The company offered holders of the existing debentures the opportunity to elect to receive settlement shares or replacement debentures in settlement of the amounts outstanding thereunder. Certain holders of existing debentures have agreed to settle an aggregate amount of $391,870.60 (which amount comprises an aggregate principal amount of $359,000, together with interest accrued thereon) for an aggregate of 3,265,585 settlement shares, with the remaining holders having agreed to settle an aggregate amount of $1,195,259.99 (which amount comprises an aggregate principal amount of $1,095,000, together with interest accrued thereon) through the issuance of replacement debentures and warrants. The replacement debentures and warrants to be issued pursuant to the debt settlement transactions will have substantially similar terms as the new debentures and warrants issued pursuant to the debenture private placement described above.

The issuance of the settlement shares, replacement debentures and warrants is subject to the receipt of all requisite approvals, including, without limitation, the final approval of the TSX-V. All securities issued pursuant to the debt settlement transactions described above will be subject to a statutory hold period of four months and one day from the date of issuance, in accordance with applicable Canadian securities laws.

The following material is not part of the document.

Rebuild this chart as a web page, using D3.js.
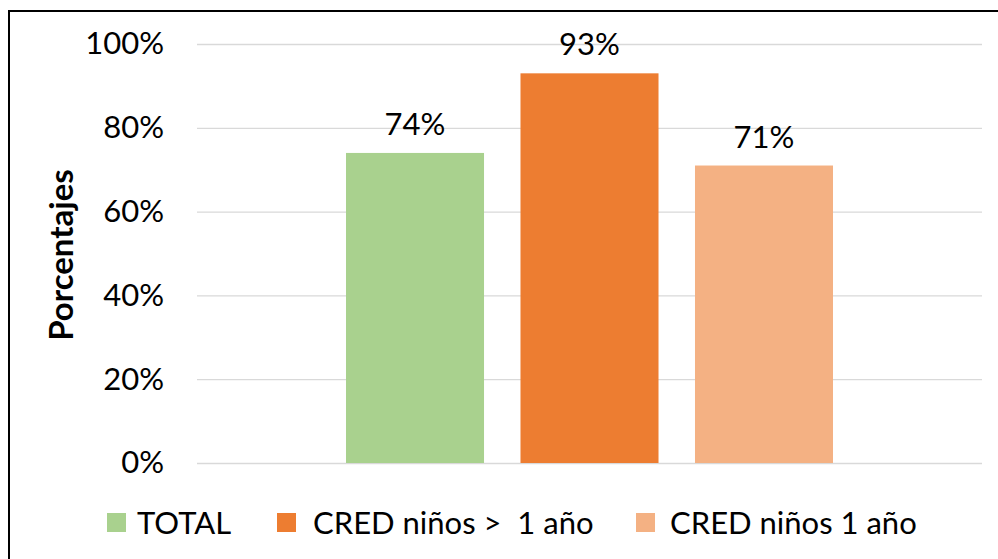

About Rakovina Therapeutics Inc.

Rakovina Therapeutics is a biopharmaceutical research company focused on the development of innovative cancer treatments. The company's work is based on unique technologies for targeting the DNA-damage response powered by artificial intelligence (AI) using the proprietary Deep-Docking and Enki platforms. By using AI, the company can review and optimize drug candidates at a much greater pace than ever before.

The company has established a pipeline of distinctive DNA-damage response inhibitors with the goal of advancing one or more drug candidates into human clinical trials in collaboration with pharmaceutical partners.